Supplement | HBS Case Collection | September 2009 (Revised June 2011)

Citigroup's Exchange Offer (B)

by Robin Greenwood and James Quinn

Abstract

Citigroup faced considerable distress in early 2009. In late 2008, the bank had accepted $45 billion in preferred equity from the United States government via the Troubled Assets Relief Program (TARP). Yet, the stock had continued to slide in early 2009. In late February, the company announced that it would convert as much as $50 billion of preferred stock into common stock, at $3.25 per share. The case asks students to evaluate the pricing of preferred stock relative to common stock at this time.
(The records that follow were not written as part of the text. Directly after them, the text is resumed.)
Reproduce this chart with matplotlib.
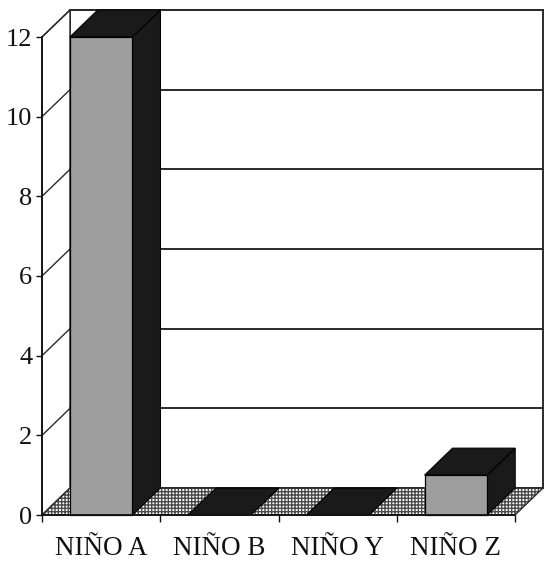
import matplotlib
matplotlib.use("Agg")
import matplotlib.pyplot as plt
from matplotlib.patches import Polygon
import numpy as np

categories = ["NIÑO A", "NIÑO B", "NIÑO Y", "NIÑO Z"]
values = [12, 0, 0, 1]
yticks = [0, 2, 4, 6, 8, 10, 12]
ymax = 12

plt.rcParams["hatch.linewidth"] = 1.0
plt.rcParams["font.family"] = ["Liberation Serif", "DejaVu Serif"]

W, H = 545, 563
fig = plt.figure(figsize=(W / 100, H / 100), dpi=100)
x0, x1 = 42, 515
y0, y1 = 515, 37
ax = fig.add_axes([x0 / W, (H - y0) / H, (x1 - x0) / W, (y0 - y1) / H])
ax.set_xlim(0, len(categories))
ax.set_ylim(0, ymax)

# depth vector in data units
DX = 28 / ((x1 - x0) / len(categories))
DY = 27 / ((y0 - y1) / ymax)
n = len(categories)
line_c = "#2a2a2a"
dark = "#1a1a1a"
front_c = "#9e9e9e"

def poly(pts, **kw):
    p = Polygon(pts, closed=True, clip_on=False, **kw)
    ax.add_patch(p)
    return p

# back wall
poly([(DX, DY), (n + DX, DY), (n + DX, ymax + DY), (DX, ymax + DY)],
     facecolor="white", edgecolor=line_c, linewidth=1.4, zorder=1)
# side wall
poly([(0, 0), (DX, DY), (DX, ymax + DY), (0, ymax)],
     facecolor="white", edgecolor=line_c, linewidth=1.0, zorder=1)
for v in yticks[1:]:
    ax.plot([DX, n + DX], [v + DY, v + DY], color=line_c, lw=1.4, zorder=2, clip_on=False)
    ax.plot([0, DX], [v, v + DY], color=line_c, lw=1.0, zorder=2, clip_on=False)

# floor
poly([(0, 0), (n, 0), (n + DX, DY), (DX, DY)],
     facecolor="white", edgecolor="#4a4a4a", hatch="+++++", linewidth=0, zorder=3)
poly([(0, 0), (n, 0), (n + DX, DY), (DX, DY)],
     facecolor="none", edgecolor=line_c, linewidth=1.0, zorder=3)

hw = 0.265
for i, v in enumerate(values):
    l, r = i + 0.5 - hw, i + 0.5 + hw
    # right side face
    poly([(r, 0), (r + DX, DY), (r + DX, v + DY), (r, v)],
         facecolor=dark, edgecolor="black", linewidth=0.8, zorder=4)
    # top face
    poly([(l, v), (r, v), (r + DX, v + DY), (l + DX, v + DY)],
         facecolor=dark, edgecolor="black", linewidth=0.8, zorder=5)
    # front face
    if v > 0:
        poly([(l, 0), (r, 0), (r, v), (l, v)],
             facecolor=front_c, edgecolor="black", linewidth=0.9, zorder=6)

for s in ["top", "right"]:
    ax.spines[s].set_visible(False)
for s in ["left", "bottom"]:
    ax.spines[s].set_linewidth(1.3)
    ax.spines[s].set_color("#111111")
    ax.spines[s].set_zorder(7)
ax.patch.set_visible(False)

ax.set_yticks(yticks)
ax.set_yticklabels([str(t) for t in yticks])
ax.tick_params(axis="y", direction="out", length=4, width=1.0, pad=3,
               labelsize=19, colors="#111111")
ax.set_xticks(np.arange(n) + 0.5)
ax.set_xticklabels(categories)
ax.set_xticks(np.arange(n + 1), minor=True)
ax.tick_params(axis="x", which="major", length=0, pad=15, labelsize=19.5, colors="#111111")
ax.tick_params(axis="x", which="minor", direction="out", length=5, width=1.0, color="#111111")

fig.savefig("out.png", dpi=100)
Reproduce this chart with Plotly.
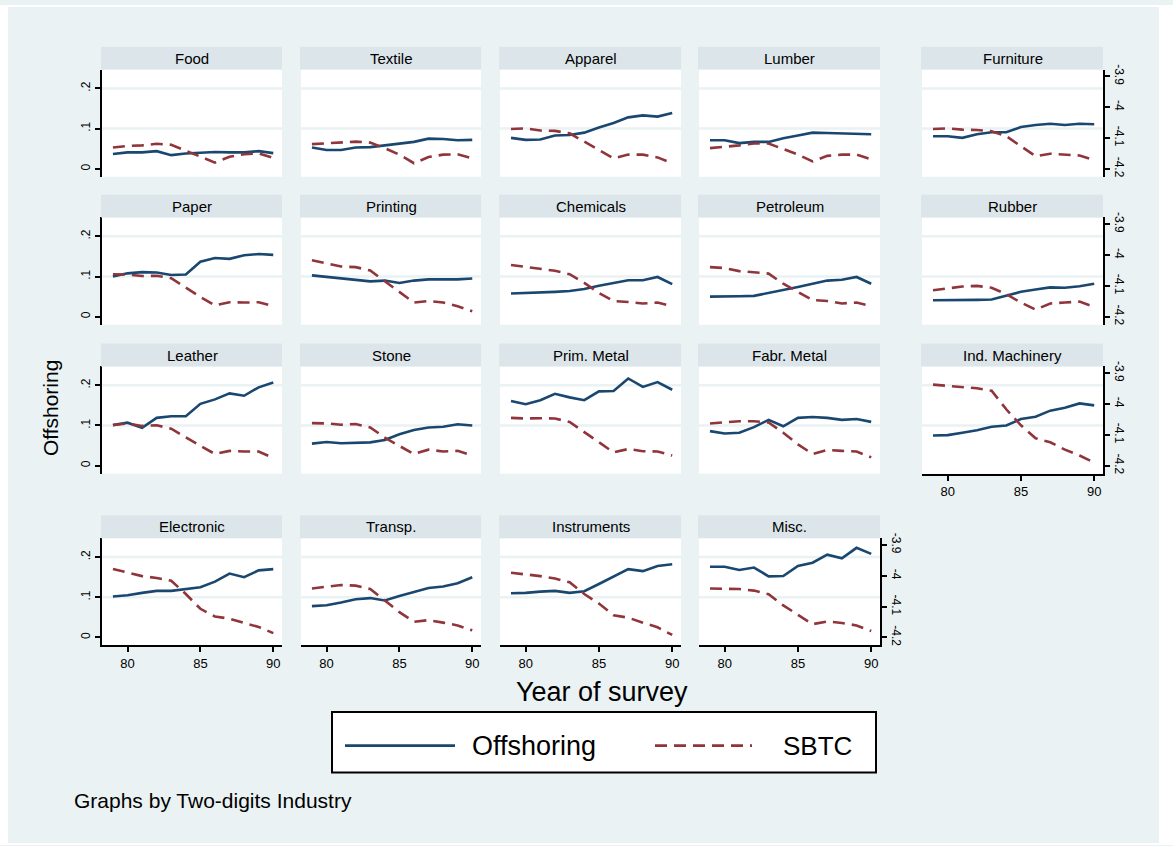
import plotly.graph_objects as go

years = [79, 80, 81, 82, 83, 84, 85, 86, 87, 88, 89, 90]
x_ticks = [80, 85, 90]
left_ticks = [0, 0.1, 0.2]
left_ticktext = ["0", ".1", ".2"]
right_ticks = [-4.2, -4.1, -4.0, -3.9]
right_ticktext = ["-4.2", "-4.1", "-4", "-3.9"]

industries = ["Food", "Textile", "Apparel", "Lumber", "Furniture",
              "Paper", "Printing", "Chemicals", "Petroleum", "Rubber",
              "Leather", "Stone", "Prim. Metal", "Fabr. Metal", "Ind. Machinery",
              "Electronic", "Transp.", "Instruments", "Misc."]

off_food = [0.037, 0.041, 0.041, 0.044, 0.034, 0.038, 0.040, 0.042, 0.041, 0.041, 0.044, 0.039]
sbtc_food = [-4.131, -4.126, -4.124, -4.119, -4.122, -4.141, -4.161, -4.180, -4.161, -4.153, -4.150, -4.165]
off_textile = [0.053, 0.047, 0.047, 0.053, 0.054, 0.058, 0.063, 0.067, 0.075, 0.074, 0.071, 0.072]
sbtc_textile = [-4.120, -4.118, -4.116, -4.112, -4.115, -4.133, -4.154, -4.182, -4.162, -4.154, -4.153, -4.166]
off_apparel = [0.077, 0.072, 0.073, 0.083, 0.084, 0.090, 0.103, 0.114, 0.128, 0.133, 0.130, 0.139]
sbtc_apparel = [-4.071, -4.069, -4.076, -4.077, -4.085, -4.112, -4.139, -4.166, -4.154, -4.154, -4.163, -4.182]
off_lumber = [0.071, 0.071, 0.064, 0.067, 0.067, 0.076, 0.083, 0.090, 0.089, 0.088, 0.087, 0.086]
sbtc_lumber = [-4.133, -4.129, -4.124, -4.118, -4.118, -4.136, -4.154, -4.176, -4.158, -4.154, -4.154, -4.169]
off_furniture = [0.081, 0.081, 0.077, 0.086, 0.091, 0.091, 0.104, 0.109, 0.112, 0.109, 0.112, 0.111]
sbtc_furniture = [-4.071, -4.069, -4.073, -4.074, -4.078, -4.094, -4.127, -4.159, -4.151, -4.153, -4.157, -4.172]
off_paper = [0.100, 0.108, 0.111, 0.110, 0.104, 0.105, 0.137, 0.146, 0.144, 0.153, 0.156, 0.154]
sbtc_paper = [-4.062, -4.063, -4.068, -4.067, -4.075, -4.105, -4.136, -4.163, -4.153, -4.154, -4.153, -4.166]
off_printing = [0.103, 0.099, 0.095, 0.092, 0.088, 0.090, 0.084, 0.090, 0.093, 0.093, 0.093, 0.095]
sbtc_printing = [-4.017, -4.026, -4.037, -4.039, -4.050, -4.085, -4.120, -4.154, -4.149, -4.154, -4.166, -4.182]
off_chemicals = [0.058, 0.059, 0.060, 0.062, 0.064, 0.069, 0.077, 0.084, 0.091, 0.091, 0.099, 0.081]
sbtc_chemicals = [-4.032, -4.039, -4.045, -4.051, -4.062, -4.090, -4.123, -4.149, -4.152, -4.157, -4.154, -4.166]
off_petroleum = [0.050, 0.050, 0.051, 0.052, 0.059, 0.066, 0.074, 0.082, 0.090, 0.092, 0.099, 0.082]
sbtc_petroleum = [-4.039, -4.042, -4.052, -4.055, -4.060, -4.093, -4.120, -4.146, -4.149, -4.157, -4.154, -4.166]
off_rubber = [0.041, 0.041, 0.041, 0.042, 0.043, 0.053, 0.062, 0.068, 0.073, 0.072, 0.076, 0.082]
sbtc_rubber = [-4.114, -4.107, -4.102, -4.100, -4.106, -4.127, -4.154, -4.177, -4.157, -4.154, -4.151, -4.168]
off_leather = [0.101, 0.107, 0.094, 0.119, 0.123, 0.123, 0.154, 0.165, 0.180, 0.174, 0.195, 0.207]
sbtc_leather = [-4.068, -4.063, -4.071, -4.069, -4.080, -4.109, -4.136, -4.162, -4.152, -4.154, -4.154, -4.175]
off_stone = [0.055, 0.059, 0.056, 0.057, 0.058, 0.064, 0.078, 0.089, 0.095, 0.097, 0.103, 0.100]
sbtc_stone = [-4.062, -4.063, -4.067, -4.065, -4.076, -4.109, -4.136, -4.162, -4.148, -4.154, -4.152, -4.167]
off_primmetal = [0.161, 0.153, 0.163, 0.179, 0.170, 0.163, 0.185, 0.186, 0.217, 0.196, 0.208, 0.189]
sbtc_primmetal = [-4.045, -4.047, -4.046, -4.047, -4.058, -4.090, -4.124, -4.157, -4.146, -4.153, -4.154, -4.167]
off_fabrmetal = [0.086, 0.080, 0.082, 0.096, 0.114, 0.098, 0.119, 0.121, 0.119, 0.114, 0.116, 0.109]
sbtc_fabrmetal = [-4.063, -4.059, -4.056, -4.056, -4.060, -4.093, -4.131, -4.162, -4.149, -4.152, -4.154, -4.173]
off_indmach = [0.075, 0.076, 0.082, 0.088, 0.097, 0.100, 0.116, 0.122, 0.137, 0.144, 0.155, 0.150]
sbtc_indmach = [-3.937, -3.941, -3.945, -3.949, -3.957, -4.017, -4.069, -4.111, -4.124, -4.148, -4.167, -4.190]
off_electronic = [0.102, 0.105, 0.111, 0.116, 0.116, 0.120, 0.125, 0.139, 0.159, 0.150, 0.167, 0.170]
sbtc_electronic = [-3.978, -3.990, -4.001, -4.007, -4.016, -4.059, -4.107, -4.132, -4.139, -4.153, -4.166, -4.186]
off_transp = [0.078, 0.080, 0.087, 0.095, 0.098, 0.092, 0.103, 0.113, 0.123, 0.127, 0.135, 0.150]
sbtc_transp = [-4.041, -4.035, -4.030, -4.032, -4.043, -4.080, -4.118, -4.149, -4.144, -4.152, -4.161, -4.177]
off_instruments = [0.110, 0.111, 0.114, 0.116, 0.111, 0.115, 0.133, 0.151, 0.170, 0.165, 0.178, 0.182]
sbtc_instruments = [-3.990, -3.995, -4.001, -4.009, -4.021, -4.059, -4.090, -4.128, -4.136, -4.152, -4.167, -4.192]
off_misc = [0.176, 0.176, 0.168, 0.174, 0.152, 0.153, 0.178, 0.186, 0.206, 0.197, 0.223, 0.208]
sbtc_misc = [-4.041, -4.041, -4.043, -4.048, -4.060, -4.096, -4.126, -4.157, -4.148, -4.153, -4.161, -4.179]

offshoring_series = [off_food, off_textile, off_apparel, off_lumber, off_furniture,
                     off_paper, off_printing, off_chemicals, off_petroleum, off_rubber,
                     off_leather, off_stone, off_primmetal, off_fabrmetal, off_indmach,
                     off_electronic, off_transp, off_instruments, off_misc]
sbtc_series = [sbtc_food, sbtc_textile, sbtc_apparel, sbtc_lumber, sbtc_furniture,
               sbtc_paper, sbtc_printing, sbtc_chemicals, sbtc_petroleum, sbtc_rubber,
               sbtc_leather, sbtc_stone, sbtc_primmetal, sbtc_fabrmetal, sbtc_indmach,
               sbtc_electronic, sbtc_transp, sbtc_instruments, sbtc_misc]

# ---- layout geometry (pixels) ----
W, H = 1173, 846
BG = "#EAF2F3"
STRIP = "#DCE6EA"
NAVY = "#1A476F"
MAROON = "#90353B"
FONT = "Liberation Sans, Arial, sans-serif"

cols = [(102, 282), (301, 481), (500, 681), (699, 880), (922, 1103)]
rows = [(65, 173), (214, 322), (364, 472), (537, 645)]
XR = [78.25, 90.6]
LR = [-0.0198, 0.247]
RR = [-4.2259, -3.878]


def fx(p):
    return p / W


def fy(p):
    return 1 - p / H


fig = go.Figure()
shapes = []
annotations = []
n = len(industries)
layout = {}

for k, name in enumerate(industries):
    r, c = divmod(k, 5)
    x0, x1 = cols[c]
    ytop, ybot = rows[r]
    xi = k + 1
    li = k + 1
    ri = n + k + 1
    xname = "x" if xi == 1 else f"x{xi}"
    lname = "y" if li == 1 else f"y{li}"
    rname = f"y{ri}"
    xkey = "xaxis" if xi == 1 else f"xaxis{xi}"
    lkey = "yaxis" if li == 1 else f"yaxis{li}"
    rkey = f"yaxis{ri}"

    show_x = (r == 3) or (name == "Ind. Machinery")
    show_left = (c == 0)
    show_right = (c == 4) or (name == "Misc.")

    layout[xkey] = dict(
        domain=[fx(x0), fx(x1)], anchor=lname, range=XR,
        showgrid=False, zeroline=False,
        showline=show_x, linecolor="black", linewidth=2,
        ticks="outside" if show_x else "", ticklen=5, tickwidth=2, tickcolor="black",
        tickvals=x_ticks, showticklabels=show_x,
        tickfont=dict(size=13, color="black", family=FONT),
    )
    layout[lkey] = dict(
        domain=[fy(ybot), fy(ytop)], anchor=xname, range=LR,
        showgrid=False, zeroline=False,
        showline=show_left, linecolor="black", linewidth=2,
        ticks="outside" if show_left else "", ticklen=5, tickwidth=2, tickcolor="black",
        tickvals=left_ticks, ticktext=left_ticktext, showticklabels=show_left,
        tickangle=-90, tickfont=dict(size=12, color="black", family=FONT),
    )
    layout[rkey] = dict(
        overlaying=lname, side="right", anchor=xname, range=RR,
        showgrid=False, zeroline=False,
        showline=show_right, linecolor="black", linewidth=2,
        ticks="outside" if show_right else "", ticklen=5, tickwidth=2, tickcolor="black",
        tickvals=right_ticks, ticktext=right_ticktext, showticklabels=show_right,
        tickangle=90, tickfont=dict(size=12, color="black", family=FONT),
    )

    # gridlines at .1 and .2
    for gv in (0.1, 0.2):
        shapes.append(dict(type="line", xref=f"{xname} domain", yref=lname,
                           x0=0, x1=1, y0=gv, y1=gv, layer="below",
                           line=dict(color=BG, width=2.5)))
    # strip header
    shapes.append(dict(type="rect", xref="paper", yref="paper",
                       x0=fx(x0 - 1), x1=fx(x1), y0=fy(ytop), y1=fy(ytop - 23),
                       fillcolor=STRIP, line=dict(width=0), layer="above"))
    annotations.append(dict(text=name, x=fx((x0 + x1) / 2), y=fy(ytop - 11.5),
                            xref="paper", yref="paper", showarrow=False,
                            xanchor="center", yanchor="middle",
                            font=dict(size=15, color="black", family=FONT)))

    fig.add_trace(go.Scatter(x=years, y=offshoring_series[k], xaxis=xname, yaxis=lname,
                             mode="lines", name="Offshoring", showlegend=False,
                             line=dict(color=NAVY, width=2.6)))
    fig.add_trace(go.Scatter(x=years, y=sbtc_series[k], xaxis=xname, yaxis=rname,
                             mode="lines", name="SBTC", showlegend=False,
                             line=dict(color=MAROON, width=2.6, dash="12px,7px")))

# white outer frame edges
for (a, b, c_, d) in [(0, 8, 0, H), (1159, W, 0, H), (0, W, 0, 2), (0, W, 844, H)]:
    shapes.append(dict(type="rect", xref="paper", yref="paper",
                       x0=fx(a), x1=fx(b), y0=fy(d), y1=fy(c_),
                       fillcolor="white", line=dict(width=0), layer="above"))

# legend box
shapes.append(dict(type="rect", xref="paper", yref="paper",
                   x0=fx(332), x1=fx(876), y0=fy(773), y1=fy(712),
                   fillcolor="white", line=dict(color="black", width=2)))
shapes.append(dict(type="line", xref="paper", yref="paper",
                   x0=fx(345), x1=fx(455), y0=fy(746), y1=fy(746),
                   line=dict(color=NAVY, width=2.8)))
shapes.append(dict(type="line", xref="paper", yref="paper",
                   x0=fx(655), x1=fx(752), y0=fy(746), y1=fy(746),
                   line=dict(color=MAROON, width=2.8, dash="12px,7px")))
annotations.append(dict(text="Offshoring", x=fx(470), y=fy(746), xref="paper", yref="paper",
                        showarrow=False, xanchor="left", yanchor="middle",
                        font=dict(size=27, color="black", family=FONT)))
annotations.append(dict(text="SBTC", x=fx(781), y=fy(746), xref="paper", yref="paper",
                        showarrow=False, xanchor="left", yanchor="middle",
                        font=dict(size=26, color="black", family=FONT)))

# titles / notes
annotations.append(dict(text="Year of survey", x=fx(602), y=fy(692), xref="paper", yref="paper",
                        showarrow=False, xanchor="center", yanchor="middle",
                        font=dict(size=27, color="black", family=FONT)))
annotations.append(dict(text="Offshoring", x=fx(50), y=fy(406), xref="paper", yref="paper",
                        showarrow=False, xanchor="center", yanchor="middle", textangle=-90,
                        font=dict(size=21, color="black", family=FONT)))
annotations.append(dict(text="Graphs by Two-digits Industry", x=fx(72), y=fy(801),
                        xref="paper", yref="paper", showarrow=False,
                        xanchor="left", yanchor="middle",
                        font=dict(size=21, color="black", family=FONT)))

fig.update_layout(
    width=W, height=H,
    margin=dict(l=0, r=0, t=0, b=0),
    paper_bgcolor=BG, plot_bgcolor="white",
    showlegend=False,
    font=dict(family=FONT, color="black"),
    shapes=shapes, annotations=annotations,
    **layout,
)

fig.write_html("out.html", config={"displayModeBar": False},
               post_script="document.body.style.margin='0px';")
As the case takes place during a period of considerable uncertainty in global capital markets, and conventional sources of arbitrage capital have been depleted, the apparent mispricing may not be as attractive as it initially seems. In the B and C case, students must decide whether their view of the appropriate pricing changes, when the apparent mispricing worsens. A final additional teaching point relates to the formation of a synthetic short position using the options markets.

Keywords: Financial Instruments; Financial Services Industry;

Citation:

Greenwood, Robin, and James Quinn. "Citigroup's Exchange Offer (B)." Harvard Business School Supplement 210-004, September 2009. (Revised June 2011.)